Problem>
Determine how many lines contain the string "this". Respond with that number and nothing more.

(Entries with chart source code)

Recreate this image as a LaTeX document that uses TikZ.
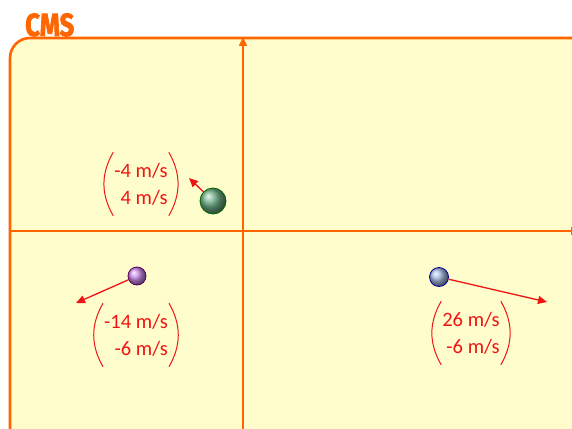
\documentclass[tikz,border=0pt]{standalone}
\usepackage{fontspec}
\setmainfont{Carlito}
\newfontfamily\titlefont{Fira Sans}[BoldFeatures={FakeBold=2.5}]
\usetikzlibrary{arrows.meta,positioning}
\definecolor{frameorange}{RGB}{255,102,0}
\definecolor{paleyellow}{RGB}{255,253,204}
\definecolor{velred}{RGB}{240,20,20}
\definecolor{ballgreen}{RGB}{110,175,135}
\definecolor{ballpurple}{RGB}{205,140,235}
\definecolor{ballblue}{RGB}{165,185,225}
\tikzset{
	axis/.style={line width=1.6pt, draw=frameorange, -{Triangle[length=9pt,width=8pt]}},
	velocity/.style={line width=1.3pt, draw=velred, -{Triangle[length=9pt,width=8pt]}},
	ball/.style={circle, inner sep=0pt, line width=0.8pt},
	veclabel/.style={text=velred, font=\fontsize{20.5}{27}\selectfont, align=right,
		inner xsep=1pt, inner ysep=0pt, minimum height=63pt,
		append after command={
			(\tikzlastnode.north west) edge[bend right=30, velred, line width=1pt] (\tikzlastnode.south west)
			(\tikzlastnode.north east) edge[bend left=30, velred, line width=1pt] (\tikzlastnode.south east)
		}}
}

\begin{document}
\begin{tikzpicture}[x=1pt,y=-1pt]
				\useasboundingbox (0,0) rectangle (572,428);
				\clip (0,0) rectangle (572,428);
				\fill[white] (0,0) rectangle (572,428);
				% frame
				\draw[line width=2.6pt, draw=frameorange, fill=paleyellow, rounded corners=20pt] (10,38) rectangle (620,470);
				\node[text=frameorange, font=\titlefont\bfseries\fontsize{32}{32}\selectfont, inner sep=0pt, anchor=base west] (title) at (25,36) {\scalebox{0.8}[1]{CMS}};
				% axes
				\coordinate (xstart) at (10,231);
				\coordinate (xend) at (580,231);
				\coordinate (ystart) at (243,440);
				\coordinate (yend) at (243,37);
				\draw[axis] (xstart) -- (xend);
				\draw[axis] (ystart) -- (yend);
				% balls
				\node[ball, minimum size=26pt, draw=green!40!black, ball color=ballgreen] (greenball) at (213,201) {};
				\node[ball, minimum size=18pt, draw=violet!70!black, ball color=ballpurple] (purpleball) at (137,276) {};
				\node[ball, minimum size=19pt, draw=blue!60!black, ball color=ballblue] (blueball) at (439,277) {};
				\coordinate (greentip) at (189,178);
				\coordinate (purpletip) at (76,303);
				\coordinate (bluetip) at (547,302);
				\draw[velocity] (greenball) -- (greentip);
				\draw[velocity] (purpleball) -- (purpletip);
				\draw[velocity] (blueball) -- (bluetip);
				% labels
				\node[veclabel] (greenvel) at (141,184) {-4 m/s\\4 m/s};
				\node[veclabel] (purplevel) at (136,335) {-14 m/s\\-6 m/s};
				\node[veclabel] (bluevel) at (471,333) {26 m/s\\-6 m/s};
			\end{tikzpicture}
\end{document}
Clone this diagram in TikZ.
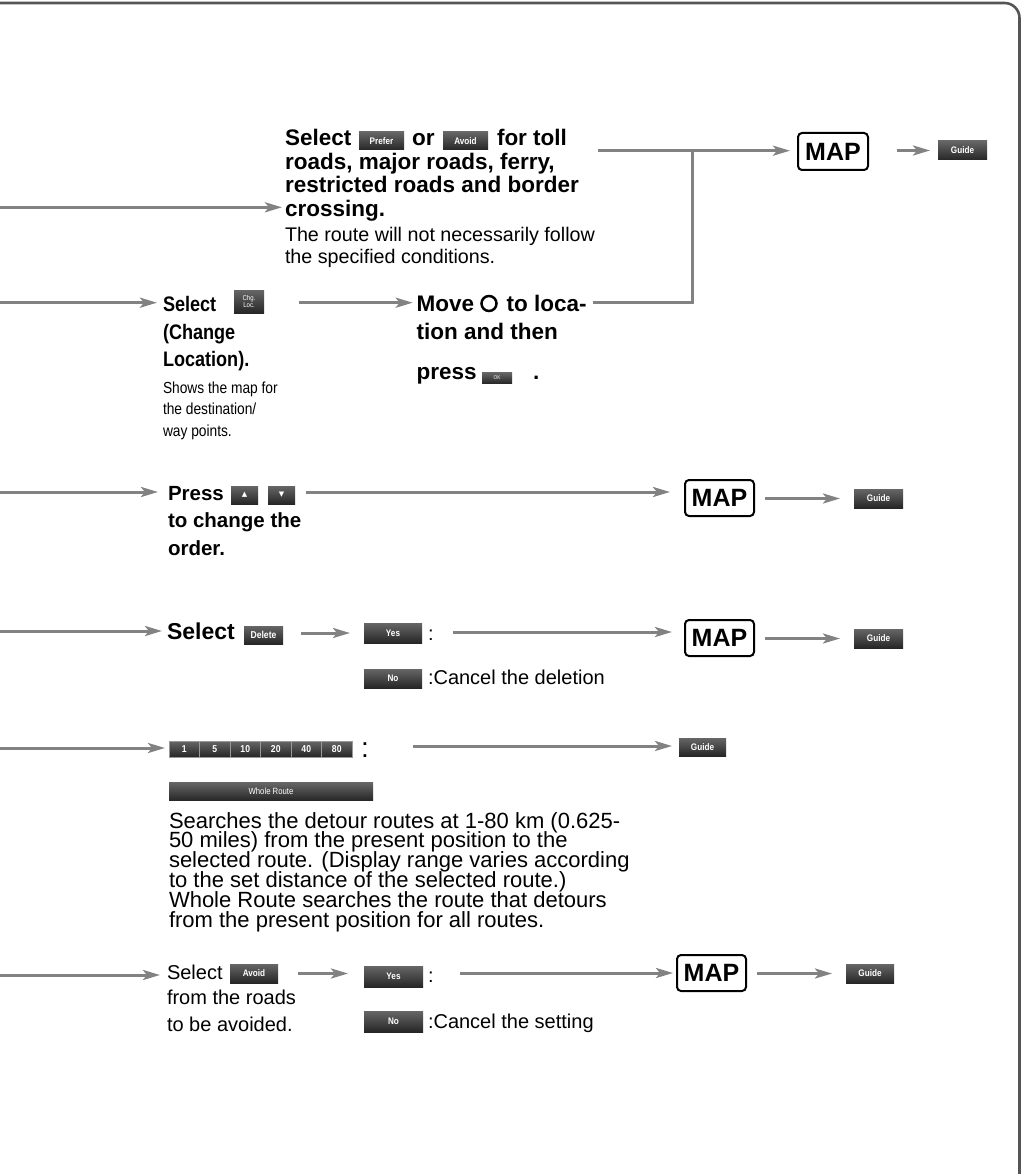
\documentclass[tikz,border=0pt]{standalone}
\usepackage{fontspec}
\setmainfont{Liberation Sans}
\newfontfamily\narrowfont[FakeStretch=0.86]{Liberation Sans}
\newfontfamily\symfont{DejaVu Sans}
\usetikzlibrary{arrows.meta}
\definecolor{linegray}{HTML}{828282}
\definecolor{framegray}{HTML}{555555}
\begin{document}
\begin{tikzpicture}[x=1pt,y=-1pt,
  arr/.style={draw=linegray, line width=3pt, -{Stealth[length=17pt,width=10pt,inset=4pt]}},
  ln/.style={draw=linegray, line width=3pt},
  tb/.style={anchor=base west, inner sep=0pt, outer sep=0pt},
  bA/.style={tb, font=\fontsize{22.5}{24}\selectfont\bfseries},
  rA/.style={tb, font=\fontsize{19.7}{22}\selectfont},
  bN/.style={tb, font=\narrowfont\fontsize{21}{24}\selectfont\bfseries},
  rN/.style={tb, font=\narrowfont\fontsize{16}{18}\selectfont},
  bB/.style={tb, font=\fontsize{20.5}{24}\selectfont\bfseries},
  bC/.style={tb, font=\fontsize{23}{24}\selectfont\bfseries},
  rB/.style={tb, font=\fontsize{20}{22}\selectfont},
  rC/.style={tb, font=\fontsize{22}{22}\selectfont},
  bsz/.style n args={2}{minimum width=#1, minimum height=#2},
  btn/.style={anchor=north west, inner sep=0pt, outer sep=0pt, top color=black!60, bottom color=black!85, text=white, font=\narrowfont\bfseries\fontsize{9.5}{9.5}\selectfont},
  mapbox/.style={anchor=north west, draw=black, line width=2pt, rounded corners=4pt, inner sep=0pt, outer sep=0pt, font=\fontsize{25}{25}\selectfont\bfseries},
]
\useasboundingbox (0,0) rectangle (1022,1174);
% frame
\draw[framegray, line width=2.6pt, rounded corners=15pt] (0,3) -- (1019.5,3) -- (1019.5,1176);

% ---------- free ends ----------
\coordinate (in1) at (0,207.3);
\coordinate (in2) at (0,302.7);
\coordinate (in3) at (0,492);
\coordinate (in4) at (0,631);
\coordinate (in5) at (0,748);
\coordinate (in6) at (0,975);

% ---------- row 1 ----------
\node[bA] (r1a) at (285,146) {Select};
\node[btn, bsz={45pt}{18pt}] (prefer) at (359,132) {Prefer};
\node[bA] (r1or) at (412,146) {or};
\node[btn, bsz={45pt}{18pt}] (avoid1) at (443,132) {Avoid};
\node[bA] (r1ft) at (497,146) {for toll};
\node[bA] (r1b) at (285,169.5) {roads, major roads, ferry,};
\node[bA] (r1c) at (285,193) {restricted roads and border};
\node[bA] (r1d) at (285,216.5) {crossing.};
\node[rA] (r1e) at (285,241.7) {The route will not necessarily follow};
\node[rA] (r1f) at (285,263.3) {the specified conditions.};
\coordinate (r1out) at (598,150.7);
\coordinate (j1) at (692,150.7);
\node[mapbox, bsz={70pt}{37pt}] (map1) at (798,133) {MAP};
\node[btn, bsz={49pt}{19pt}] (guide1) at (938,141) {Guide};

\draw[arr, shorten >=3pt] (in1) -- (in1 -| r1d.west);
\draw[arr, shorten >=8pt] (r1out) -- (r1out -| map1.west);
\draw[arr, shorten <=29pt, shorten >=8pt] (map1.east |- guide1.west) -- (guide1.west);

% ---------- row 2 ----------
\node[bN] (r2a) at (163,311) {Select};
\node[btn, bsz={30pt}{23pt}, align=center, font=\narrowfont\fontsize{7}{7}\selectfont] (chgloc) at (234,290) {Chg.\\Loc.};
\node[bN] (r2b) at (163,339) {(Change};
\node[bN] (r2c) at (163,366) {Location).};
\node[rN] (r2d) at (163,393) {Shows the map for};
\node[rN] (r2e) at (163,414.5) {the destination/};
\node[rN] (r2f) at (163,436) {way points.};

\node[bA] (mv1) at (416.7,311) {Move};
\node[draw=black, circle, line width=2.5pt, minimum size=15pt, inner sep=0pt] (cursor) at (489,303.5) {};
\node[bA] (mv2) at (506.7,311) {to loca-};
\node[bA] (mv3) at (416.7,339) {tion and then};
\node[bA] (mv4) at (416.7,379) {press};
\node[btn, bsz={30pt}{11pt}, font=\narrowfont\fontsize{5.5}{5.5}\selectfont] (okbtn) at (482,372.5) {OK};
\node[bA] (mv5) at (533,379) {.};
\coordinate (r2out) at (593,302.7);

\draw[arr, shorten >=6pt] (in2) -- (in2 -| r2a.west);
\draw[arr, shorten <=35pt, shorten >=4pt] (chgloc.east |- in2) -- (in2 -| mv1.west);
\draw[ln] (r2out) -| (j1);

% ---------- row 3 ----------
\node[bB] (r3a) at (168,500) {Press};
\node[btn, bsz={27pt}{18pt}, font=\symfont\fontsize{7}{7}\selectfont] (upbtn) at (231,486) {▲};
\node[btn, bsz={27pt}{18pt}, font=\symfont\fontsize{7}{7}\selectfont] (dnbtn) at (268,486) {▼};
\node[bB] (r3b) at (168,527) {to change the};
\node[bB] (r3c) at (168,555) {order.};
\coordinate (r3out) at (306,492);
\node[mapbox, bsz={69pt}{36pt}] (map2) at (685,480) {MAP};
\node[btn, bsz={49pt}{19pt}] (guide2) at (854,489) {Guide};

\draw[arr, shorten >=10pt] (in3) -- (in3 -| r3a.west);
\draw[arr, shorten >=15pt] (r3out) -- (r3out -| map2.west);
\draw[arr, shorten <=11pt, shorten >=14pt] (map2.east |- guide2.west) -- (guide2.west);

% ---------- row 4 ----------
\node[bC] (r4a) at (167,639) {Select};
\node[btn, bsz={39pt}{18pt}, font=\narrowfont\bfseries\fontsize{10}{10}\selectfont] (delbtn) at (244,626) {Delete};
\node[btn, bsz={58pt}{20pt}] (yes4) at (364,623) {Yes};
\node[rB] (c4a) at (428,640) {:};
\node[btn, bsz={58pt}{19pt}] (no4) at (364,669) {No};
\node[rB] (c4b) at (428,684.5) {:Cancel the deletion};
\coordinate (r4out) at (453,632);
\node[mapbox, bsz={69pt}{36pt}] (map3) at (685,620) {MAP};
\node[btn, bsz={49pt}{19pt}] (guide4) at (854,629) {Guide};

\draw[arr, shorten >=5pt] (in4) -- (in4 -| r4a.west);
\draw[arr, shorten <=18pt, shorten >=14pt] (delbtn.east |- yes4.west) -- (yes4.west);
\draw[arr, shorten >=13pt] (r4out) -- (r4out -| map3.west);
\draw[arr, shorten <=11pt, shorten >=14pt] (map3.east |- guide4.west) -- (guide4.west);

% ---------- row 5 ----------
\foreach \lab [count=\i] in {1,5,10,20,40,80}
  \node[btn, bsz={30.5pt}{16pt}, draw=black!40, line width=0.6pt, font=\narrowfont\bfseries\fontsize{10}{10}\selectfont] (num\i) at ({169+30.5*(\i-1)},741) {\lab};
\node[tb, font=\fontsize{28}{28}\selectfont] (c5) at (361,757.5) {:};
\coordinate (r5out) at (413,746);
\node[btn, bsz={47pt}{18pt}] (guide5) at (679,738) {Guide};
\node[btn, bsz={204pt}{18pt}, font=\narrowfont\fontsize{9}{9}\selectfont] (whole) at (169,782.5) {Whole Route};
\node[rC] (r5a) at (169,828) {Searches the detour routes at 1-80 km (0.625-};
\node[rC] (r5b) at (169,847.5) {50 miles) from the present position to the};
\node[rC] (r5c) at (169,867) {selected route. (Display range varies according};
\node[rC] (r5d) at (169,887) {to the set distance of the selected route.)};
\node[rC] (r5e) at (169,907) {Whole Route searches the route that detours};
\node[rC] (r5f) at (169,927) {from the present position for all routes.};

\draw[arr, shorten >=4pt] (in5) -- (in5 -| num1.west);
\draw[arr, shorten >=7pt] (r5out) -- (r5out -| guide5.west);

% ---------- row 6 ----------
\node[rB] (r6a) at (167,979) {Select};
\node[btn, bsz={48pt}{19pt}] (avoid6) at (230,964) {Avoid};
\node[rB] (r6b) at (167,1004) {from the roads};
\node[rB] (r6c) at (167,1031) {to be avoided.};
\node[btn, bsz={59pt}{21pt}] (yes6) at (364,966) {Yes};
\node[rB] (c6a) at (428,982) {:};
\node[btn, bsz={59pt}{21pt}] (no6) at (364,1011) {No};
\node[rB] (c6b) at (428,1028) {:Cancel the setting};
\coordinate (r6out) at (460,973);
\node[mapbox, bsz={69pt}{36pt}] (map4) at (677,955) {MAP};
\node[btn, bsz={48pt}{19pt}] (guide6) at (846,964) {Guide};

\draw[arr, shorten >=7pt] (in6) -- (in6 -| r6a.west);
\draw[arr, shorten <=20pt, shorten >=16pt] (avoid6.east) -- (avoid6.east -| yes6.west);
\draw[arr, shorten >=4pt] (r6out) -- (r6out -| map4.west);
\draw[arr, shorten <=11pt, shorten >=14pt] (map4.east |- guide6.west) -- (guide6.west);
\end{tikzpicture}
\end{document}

The output>
2